**Set exercise:** The listing below begins with the first line you should copy; stop after the line containing "88.5, 104, 119]", and drop every picture.

**Records shown:**

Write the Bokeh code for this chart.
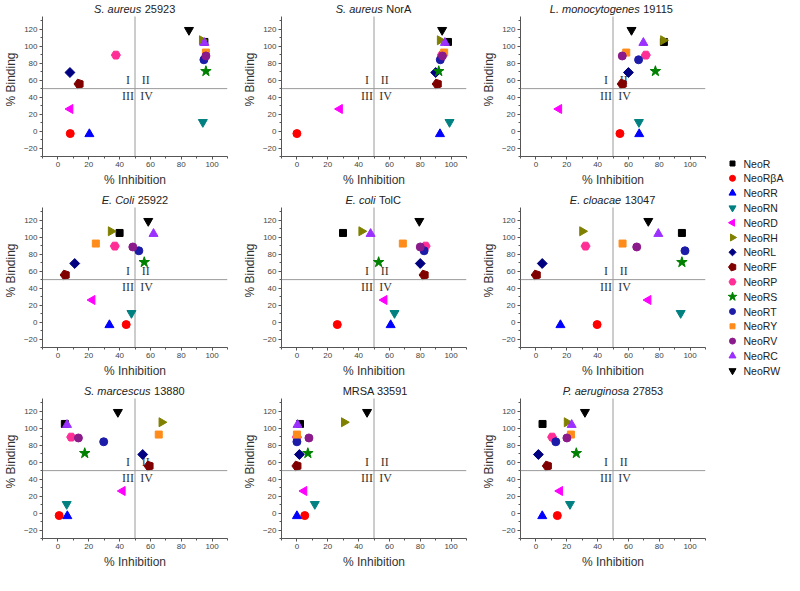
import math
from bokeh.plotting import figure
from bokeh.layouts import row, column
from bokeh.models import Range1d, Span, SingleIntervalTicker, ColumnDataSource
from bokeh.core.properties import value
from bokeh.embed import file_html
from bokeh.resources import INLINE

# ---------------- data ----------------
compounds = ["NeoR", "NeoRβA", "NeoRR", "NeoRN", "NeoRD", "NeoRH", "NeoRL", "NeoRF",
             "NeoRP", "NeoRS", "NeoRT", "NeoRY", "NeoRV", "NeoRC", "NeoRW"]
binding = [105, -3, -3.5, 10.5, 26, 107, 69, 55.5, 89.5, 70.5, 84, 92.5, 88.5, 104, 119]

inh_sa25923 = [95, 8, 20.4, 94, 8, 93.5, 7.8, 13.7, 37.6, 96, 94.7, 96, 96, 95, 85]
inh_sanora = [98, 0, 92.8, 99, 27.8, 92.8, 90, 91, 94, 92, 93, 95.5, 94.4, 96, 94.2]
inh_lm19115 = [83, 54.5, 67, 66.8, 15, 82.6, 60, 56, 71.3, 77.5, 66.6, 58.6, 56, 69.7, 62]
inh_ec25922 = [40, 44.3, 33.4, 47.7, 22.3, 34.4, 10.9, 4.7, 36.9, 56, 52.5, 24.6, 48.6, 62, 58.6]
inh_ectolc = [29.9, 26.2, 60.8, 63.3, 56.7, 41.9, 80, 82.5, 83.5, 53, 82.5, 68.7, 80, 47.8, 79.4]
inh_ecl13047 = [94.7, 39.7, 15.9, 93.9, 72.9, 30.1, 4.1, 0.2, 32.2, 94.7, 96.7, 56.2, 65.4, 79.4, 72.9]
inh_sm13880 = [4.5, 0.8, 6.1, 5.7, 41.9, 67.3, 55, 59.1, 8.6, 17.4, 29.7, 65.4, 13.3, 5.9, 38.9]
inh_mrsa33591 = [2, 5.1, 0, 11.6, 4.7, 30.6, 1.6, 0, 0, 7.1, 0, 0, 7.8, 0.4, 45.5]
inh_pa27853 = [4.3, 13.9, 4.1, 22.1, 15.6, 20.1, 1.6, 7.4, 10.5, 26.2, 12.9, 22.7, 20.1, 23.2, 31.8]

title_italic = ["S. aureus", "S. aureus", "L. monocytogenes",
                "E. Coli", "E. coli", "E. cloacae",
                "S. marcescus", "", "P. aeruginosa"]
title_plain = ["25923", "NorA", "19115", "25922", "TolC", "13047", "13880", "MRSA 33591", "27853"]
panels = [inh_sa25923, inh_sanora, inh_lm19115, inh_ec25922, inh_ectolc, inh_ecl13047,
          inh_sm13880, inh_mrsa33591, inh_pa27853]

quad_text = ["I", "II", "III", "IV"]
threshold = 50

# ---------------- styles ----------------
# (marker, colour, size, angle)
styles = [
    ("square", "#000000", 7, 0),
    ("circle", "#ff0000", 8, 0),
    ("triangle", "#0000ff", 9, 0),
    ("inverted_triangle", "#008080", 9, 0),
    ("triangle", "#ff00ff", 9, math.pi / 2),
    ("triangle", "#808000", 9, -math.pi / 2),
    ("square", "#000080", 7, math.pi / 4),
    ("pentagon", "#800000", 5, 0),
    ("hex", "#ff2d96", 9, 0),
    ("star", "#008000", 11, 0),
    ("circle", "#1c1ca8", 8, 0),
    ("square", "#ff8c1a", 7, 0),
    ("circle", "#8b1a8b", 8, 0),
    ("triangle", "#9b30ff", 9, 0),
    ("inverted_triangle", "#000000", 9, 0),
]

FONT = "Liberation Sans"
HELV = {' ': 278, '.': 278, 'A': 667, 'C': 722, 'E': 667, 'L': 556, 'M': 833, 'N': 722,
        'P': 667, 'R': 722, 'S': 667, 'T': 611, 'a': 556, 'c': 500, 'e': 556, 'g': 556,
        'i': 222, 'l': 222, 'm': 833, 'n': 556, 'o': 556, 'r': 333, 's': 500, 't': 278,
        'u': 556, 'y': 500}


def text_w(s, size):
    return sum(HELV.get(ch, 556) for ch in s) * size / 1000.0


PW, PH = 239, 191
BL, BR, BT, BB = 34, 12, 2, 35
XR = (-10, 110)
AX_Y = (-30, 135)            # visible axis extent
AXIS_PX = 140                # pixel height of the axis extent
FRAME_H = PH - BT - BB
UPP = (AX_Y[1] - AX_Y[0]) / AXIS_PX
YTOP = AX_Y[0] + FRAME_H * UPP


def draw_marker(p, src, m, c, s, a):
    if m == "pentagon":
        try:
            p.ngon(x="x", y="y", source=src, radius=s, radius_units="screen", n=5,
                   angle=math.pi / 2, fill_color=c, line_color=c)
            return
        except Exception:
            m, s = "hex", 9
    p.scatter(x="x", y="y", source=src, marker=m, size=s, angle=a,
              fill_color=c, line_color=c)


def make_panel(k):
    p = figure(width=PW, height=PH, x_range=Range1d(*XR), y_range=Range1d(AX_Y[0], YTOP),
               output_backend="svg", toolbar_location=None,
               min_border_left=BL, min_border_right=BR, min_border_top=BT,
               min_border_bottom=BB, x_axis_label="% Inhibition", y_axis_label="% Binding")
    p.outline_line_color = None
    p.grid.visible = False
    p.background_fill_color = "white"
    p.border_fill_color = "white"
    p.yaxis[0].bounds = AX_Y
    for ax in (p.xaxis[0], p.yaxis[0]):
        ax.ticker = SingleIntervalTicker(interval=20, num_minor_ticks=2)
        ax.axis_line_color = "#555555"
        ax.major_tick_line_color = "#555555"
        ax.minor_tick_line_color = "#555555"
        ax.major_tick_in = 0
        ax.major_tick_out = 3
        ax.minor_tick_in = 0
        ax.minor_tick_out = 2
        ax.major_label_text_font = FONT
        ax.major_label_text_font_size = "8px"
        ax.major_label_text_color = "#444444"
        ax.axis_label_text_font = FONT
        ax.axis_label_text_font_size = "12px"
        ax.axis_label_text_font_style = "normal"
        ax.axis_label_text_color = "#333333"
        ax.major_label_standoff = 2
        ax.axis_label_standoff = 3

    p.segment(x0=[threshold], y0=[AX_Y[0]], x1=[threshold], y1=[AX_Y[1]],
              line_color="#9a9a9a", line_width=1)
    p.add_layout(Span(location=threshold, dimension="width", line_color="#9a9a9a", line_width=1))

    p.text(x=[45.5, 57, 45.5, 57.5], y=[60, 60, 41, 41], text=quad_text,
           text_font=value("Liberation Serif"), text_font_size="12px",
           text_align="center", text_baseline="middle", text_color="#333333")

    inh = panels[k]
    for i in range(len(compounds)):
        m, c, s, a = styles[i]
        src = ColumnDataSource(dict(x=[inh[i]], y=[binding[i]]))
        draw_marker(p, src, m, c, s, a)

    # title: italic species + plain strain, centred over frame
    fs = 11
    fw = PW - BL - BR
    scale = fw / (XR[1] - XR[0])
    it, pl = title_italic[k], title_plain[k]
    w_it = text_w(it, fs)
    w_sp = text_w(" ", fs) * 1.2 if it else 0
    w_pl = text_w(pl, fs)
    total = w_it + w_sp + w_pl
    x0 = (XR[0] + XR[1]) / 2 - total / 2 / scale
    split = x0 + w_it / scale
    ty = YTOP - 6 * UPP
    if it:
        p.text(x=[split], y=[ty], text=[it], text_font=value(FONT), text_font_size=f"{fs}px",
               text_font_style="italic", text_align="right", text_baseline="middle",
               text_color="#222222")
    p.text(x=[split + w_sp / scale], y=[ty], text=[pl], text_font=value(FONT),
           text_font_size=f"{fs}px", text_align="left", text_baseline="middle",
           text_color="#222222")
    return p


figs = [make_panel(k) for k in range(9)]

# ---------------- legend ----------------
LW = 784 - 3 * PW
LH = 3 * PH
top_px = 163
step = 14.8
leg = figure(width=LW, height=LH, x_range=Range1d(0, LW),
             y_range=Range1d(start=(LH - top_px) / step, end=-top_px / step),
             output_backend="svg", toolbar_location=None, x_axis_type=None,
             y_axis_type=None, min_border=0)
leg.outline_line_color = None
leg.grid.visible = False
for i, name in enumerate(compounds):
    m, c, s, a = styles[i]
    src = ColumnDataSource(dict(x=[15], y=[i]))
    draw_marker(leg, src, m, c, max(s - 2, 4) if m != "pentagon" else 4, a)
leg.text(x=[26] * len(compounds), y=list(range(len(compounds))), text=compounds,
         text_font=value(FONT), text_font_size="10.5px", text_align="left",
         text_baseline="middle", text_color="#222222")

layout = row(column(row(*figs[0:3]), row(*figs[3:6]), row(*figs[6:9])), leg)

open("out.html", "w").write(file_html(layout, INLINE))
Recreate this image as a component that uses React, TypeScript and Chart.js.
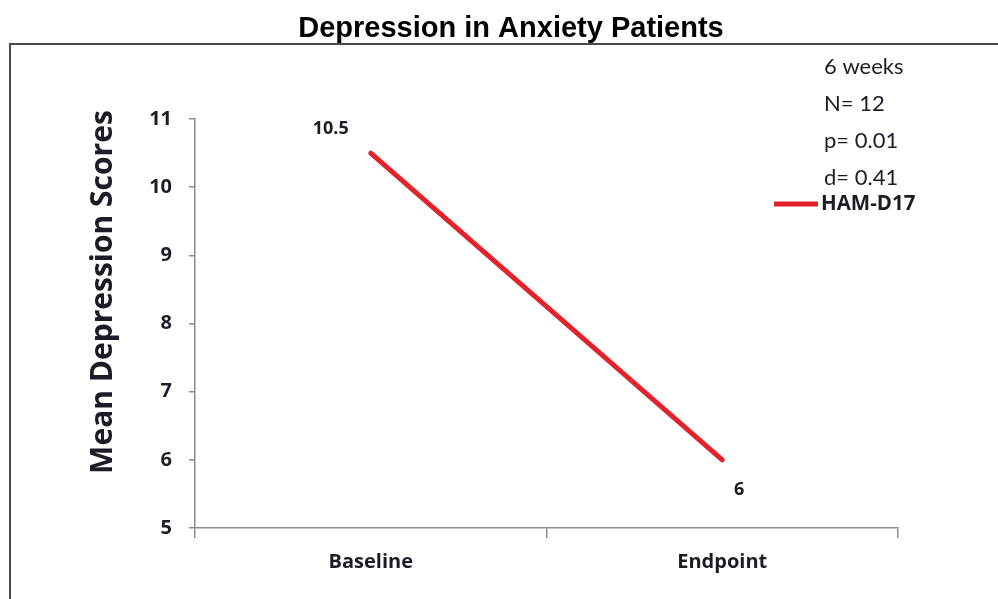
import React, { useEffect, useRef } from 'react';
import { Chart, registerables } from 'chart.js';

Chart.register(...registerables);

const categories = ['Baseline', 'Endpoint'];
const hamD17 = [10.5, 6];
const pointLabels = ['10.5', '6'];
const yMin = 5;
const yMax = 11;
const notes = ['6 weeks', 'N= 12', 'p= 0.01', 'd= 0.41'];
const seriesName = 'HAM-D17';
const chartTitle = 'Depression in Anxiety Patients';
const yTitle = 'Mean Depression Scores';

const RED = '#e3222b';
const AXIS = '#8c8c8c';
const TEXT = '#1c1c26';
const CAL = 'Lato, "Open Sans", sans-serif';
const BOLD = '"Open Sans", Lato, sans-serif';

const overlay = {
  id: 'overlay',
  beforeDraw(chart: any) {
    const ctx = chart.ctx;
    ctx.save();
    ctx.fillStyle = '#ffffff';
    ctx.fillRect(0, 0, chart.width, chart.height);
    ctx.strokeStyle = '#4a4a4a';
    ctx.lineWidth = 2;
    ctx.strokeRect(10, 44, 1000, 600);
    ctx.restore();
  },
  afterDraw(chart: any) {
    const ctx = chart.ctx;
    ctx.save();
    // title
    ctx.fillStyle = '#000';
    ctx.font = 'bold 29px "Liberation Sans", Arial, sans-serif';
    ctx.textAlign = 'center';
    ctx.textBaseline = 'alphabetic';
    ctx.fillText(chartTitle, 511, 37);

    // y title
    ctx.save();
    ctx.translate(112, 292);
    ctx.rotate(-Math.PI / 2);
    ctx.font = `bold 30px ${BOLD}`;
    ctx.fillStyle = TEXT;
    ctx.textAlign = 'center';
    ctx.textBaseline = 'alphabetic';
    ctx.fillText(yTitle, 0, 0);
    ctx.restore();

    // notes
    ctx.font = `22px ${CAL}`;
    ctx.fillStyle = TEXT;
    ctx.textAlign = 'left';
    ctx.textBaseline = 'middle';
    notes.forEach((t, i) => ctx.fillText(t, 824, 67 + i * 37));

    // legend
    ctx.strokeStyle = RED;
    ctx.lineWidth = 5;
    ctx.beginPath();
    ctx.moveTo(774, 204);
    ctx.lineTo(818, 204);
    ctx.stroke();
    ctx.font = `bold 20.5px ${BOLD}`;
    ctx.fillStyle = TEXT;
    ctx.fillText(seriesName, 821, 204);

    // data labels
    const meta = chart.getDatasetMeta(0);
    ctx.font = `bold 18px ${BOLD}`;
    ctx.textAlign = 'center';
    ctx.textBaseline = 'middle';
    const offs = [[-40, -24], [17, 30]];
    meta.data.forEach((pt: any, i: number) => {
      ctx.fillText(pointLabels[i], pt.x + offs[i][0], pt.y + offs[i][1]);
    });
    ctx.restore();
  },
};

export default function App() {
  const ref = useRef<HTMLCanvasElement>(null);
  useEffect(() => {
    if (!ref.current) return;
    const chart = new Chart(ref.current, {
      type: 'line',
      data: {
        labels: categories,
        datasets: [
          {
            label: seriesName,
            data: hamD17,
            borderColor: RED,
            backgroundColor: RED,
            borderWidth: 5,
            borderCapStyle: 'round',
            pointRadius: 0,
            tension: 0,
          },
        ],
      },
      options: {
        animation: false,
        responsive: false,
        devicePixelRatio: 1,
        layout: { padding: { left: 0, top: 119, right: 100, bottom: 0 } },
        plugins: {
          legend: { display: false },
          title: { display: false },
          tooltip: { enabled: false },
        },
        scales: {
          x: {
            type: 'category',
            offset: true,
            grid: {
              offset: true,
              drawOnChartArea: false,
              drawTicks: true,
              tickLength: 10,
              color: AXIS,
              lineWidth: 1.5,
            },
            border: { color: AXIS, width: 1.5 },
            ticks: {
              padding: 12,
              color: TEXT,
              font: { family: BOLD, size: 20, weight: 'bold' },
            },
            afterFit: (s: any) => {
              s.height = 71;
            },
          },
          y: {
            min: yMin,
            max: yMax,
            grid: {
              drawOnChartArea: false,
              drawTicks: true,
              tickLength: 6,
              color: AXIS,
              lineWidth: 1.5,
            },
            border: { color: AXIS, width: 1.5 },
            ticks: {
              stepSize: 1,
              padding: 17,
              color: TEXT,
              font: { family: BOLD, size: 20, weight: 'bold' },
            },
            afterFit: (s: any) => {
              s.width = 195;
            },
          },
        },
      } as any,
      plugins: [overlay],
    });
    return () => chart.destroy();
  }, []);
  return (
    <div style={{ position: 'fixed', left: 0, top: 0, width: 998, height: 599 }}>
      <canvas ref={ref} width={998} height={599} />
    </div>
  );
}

**Reply:**
Write the Bokeh code for this chart.
import math
from bokeh.plotting import figure
from bokeh.layouts import row, column
from bokeh.models import Range1d, Span, SingleIntervalTicker, ColumnDataSource
from bokeh.core.properties import value
from bokeh.embed import file_html
from bokeh.resources import INLINE

# ---------------- data ----------------
compounds = ["NeoR", "NeoRβA", "NeoRR", "NeoRN", "NeoRD", "NeoRH", "NeoRL", "NeoRF",
             "NeoRP", "NeoRS", "NeoRT", "NeoRY", "NeoRV", "NeoRC", "NeoRW"]
binding = [105, -3, -3.5, 10.5, 26, 107, 69, 55.5, 89.5, 70.5, 84, 92.5, 88.5, 104, 119]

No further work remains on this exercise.